From the first line of the listing below, retype each line up to and including the one with "from matplotlib.patches import"; pictures stay out.

### Given data ###

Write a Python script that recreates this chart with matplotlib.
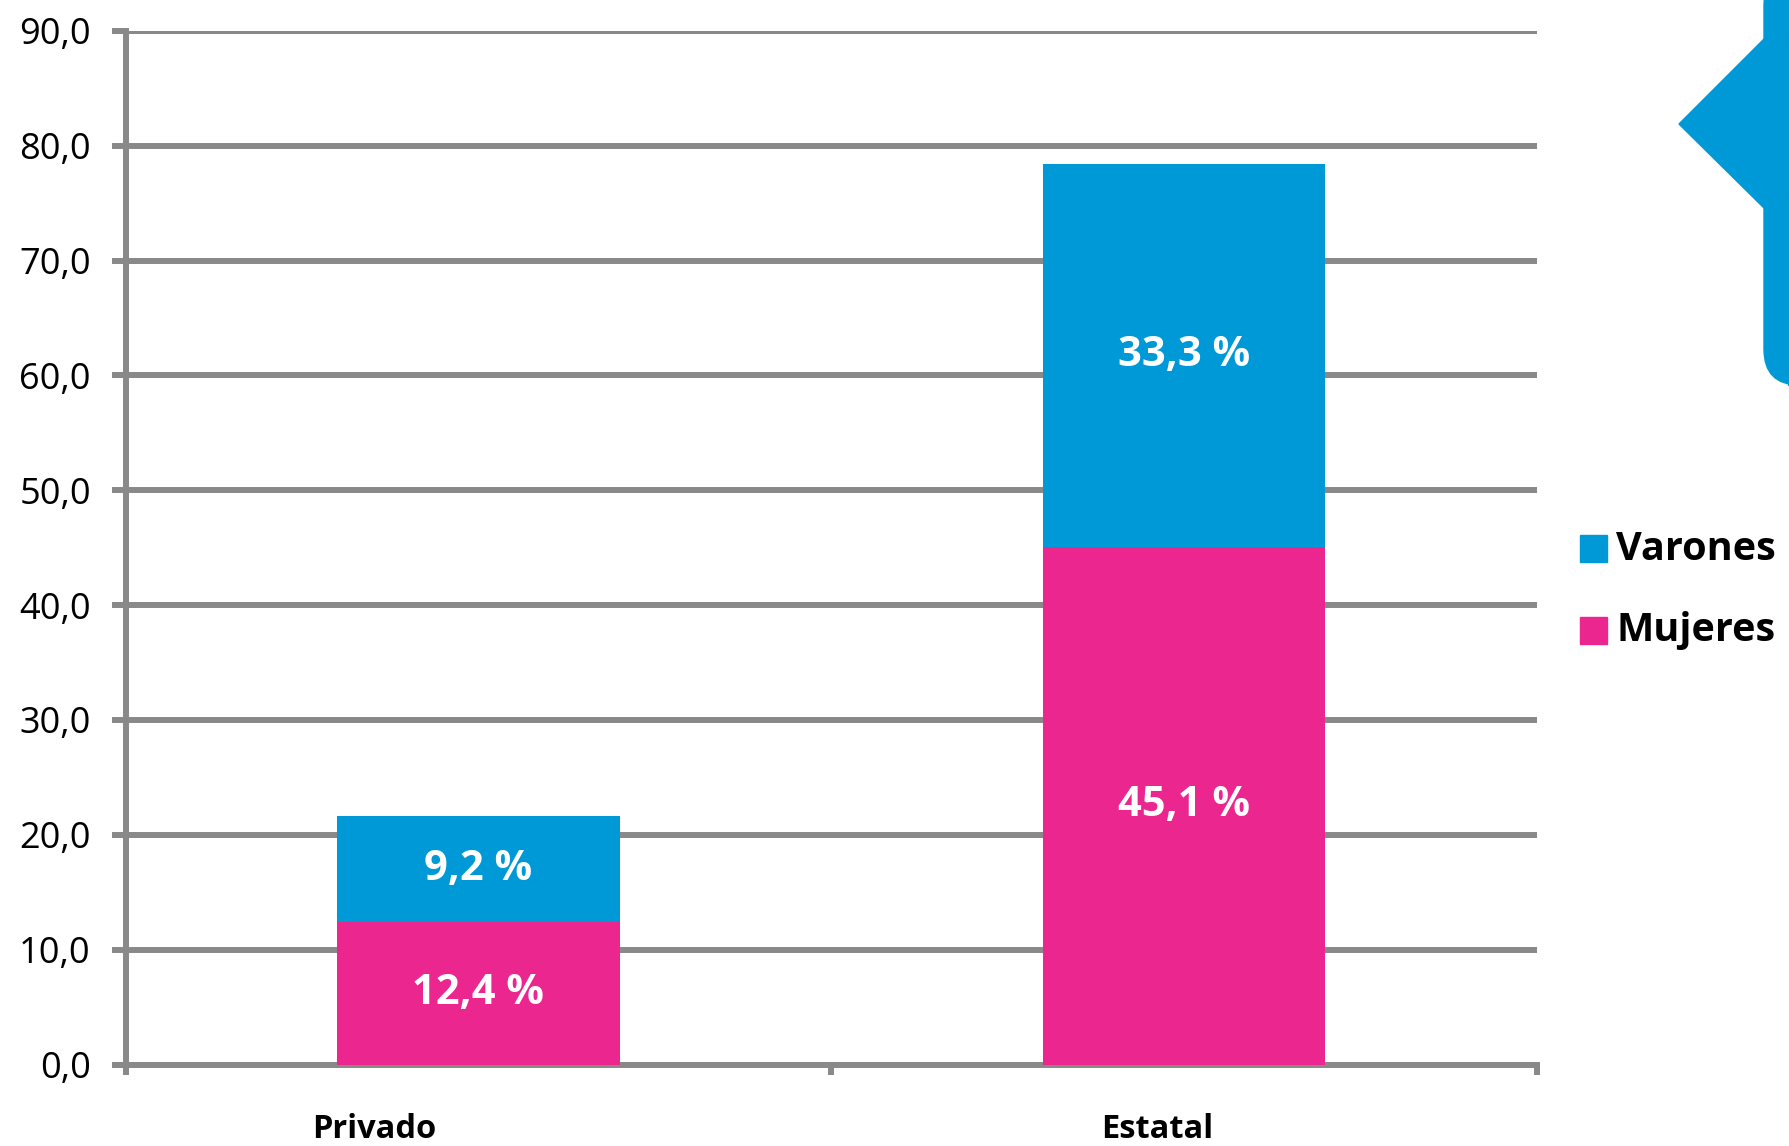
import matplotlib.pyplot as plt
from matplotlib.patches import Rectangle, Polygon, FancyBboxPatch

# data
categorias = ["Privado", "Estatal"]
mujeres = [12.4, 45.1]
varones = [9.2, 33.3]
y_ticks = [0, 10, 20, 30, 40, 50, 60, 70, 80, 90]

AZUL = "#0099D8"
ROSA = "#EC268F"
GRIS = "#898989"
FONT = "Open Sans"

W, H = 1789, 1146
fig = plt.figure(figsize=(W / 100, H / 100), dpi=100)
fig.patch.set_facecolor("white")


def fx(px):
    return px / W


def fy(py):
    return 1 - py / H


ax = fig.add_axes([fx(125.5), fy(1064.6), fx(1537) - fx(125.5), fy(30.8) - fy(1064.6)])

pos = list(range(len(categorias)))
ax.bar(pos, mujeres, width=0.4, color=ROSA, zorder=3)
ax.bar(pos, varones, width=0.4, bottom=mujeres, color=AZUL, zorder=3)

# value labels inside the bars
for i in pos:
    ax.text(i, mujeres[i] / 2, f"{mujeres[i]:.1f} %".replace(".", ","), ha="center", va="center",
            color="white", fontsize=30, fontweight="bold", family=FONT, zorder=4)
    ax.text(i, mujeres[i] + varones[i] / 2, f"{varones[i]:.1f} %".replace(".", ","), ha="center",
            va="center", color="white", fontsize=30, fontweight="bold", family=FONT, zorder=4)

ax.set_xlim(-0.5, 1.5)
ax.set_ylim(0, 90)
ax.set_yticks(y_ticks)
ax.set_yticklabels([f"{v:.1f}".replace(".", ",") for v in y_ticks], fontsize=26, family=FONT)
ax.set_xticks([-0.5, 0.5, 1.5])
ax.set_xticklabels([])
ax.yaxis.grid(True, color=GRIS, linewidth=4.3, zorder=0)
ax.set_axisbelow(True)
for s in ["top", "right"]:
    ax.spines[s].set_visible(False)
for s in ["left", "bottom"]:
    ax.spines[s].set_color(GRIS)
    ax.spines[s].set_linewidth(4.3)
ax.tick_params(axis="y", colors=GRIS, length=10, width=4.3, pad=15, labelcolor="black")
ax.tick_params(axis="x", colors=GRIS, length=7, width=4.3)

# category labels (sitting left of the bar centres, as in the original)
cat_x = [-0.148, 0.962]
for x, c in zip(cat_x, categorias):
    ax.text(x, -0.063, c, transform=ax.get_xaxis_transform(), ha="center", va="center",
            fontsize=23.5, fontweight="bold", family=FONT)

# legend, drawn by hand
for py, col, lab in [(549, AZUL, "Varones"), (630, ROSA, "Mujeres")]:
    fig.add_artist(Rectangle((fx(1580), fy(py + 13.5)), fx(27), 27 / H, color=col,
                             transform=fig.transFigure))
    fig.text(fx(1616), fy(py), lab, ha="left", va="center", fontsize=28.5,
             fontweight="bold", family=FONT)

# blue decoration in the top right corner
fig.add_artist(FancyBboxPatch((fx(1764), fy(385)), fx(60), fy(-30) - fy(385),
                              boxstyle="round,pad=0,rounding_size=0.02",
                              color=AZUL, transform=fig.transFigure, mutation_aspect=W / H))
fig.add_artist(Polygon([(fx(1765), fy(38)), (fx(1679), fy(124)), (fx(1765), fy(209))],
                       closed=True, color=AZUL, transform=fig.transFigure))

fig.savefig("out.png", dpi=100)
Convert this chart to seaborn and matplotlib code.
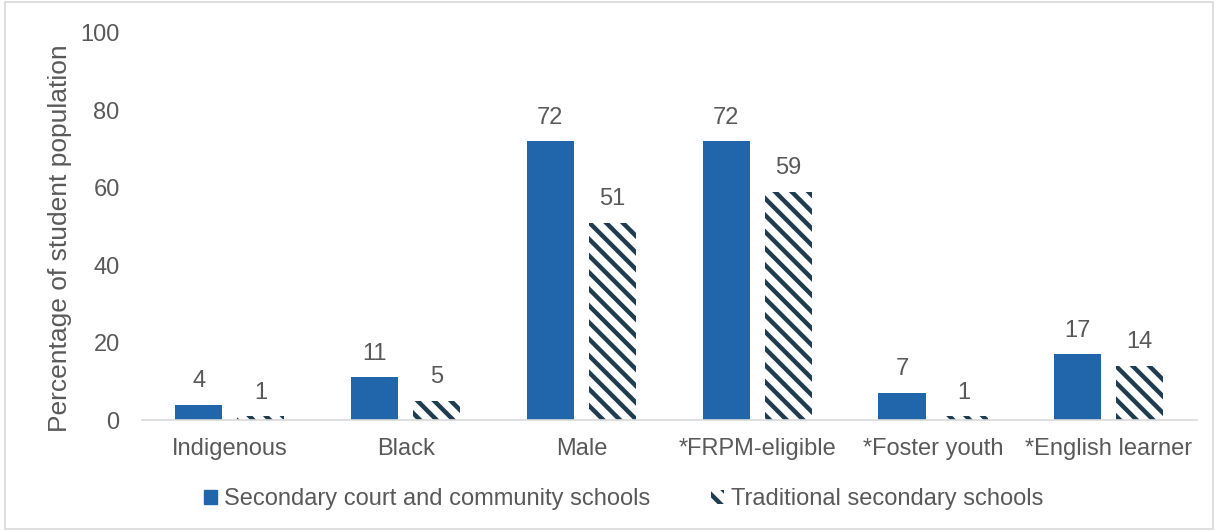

###

> **Right answer**
Write a Python script that recreates this chart with matplotlib.
import matplotlib.pyplot as plt
from matplotlib.patches import Rectangle, Polygon, FancyBboxPatch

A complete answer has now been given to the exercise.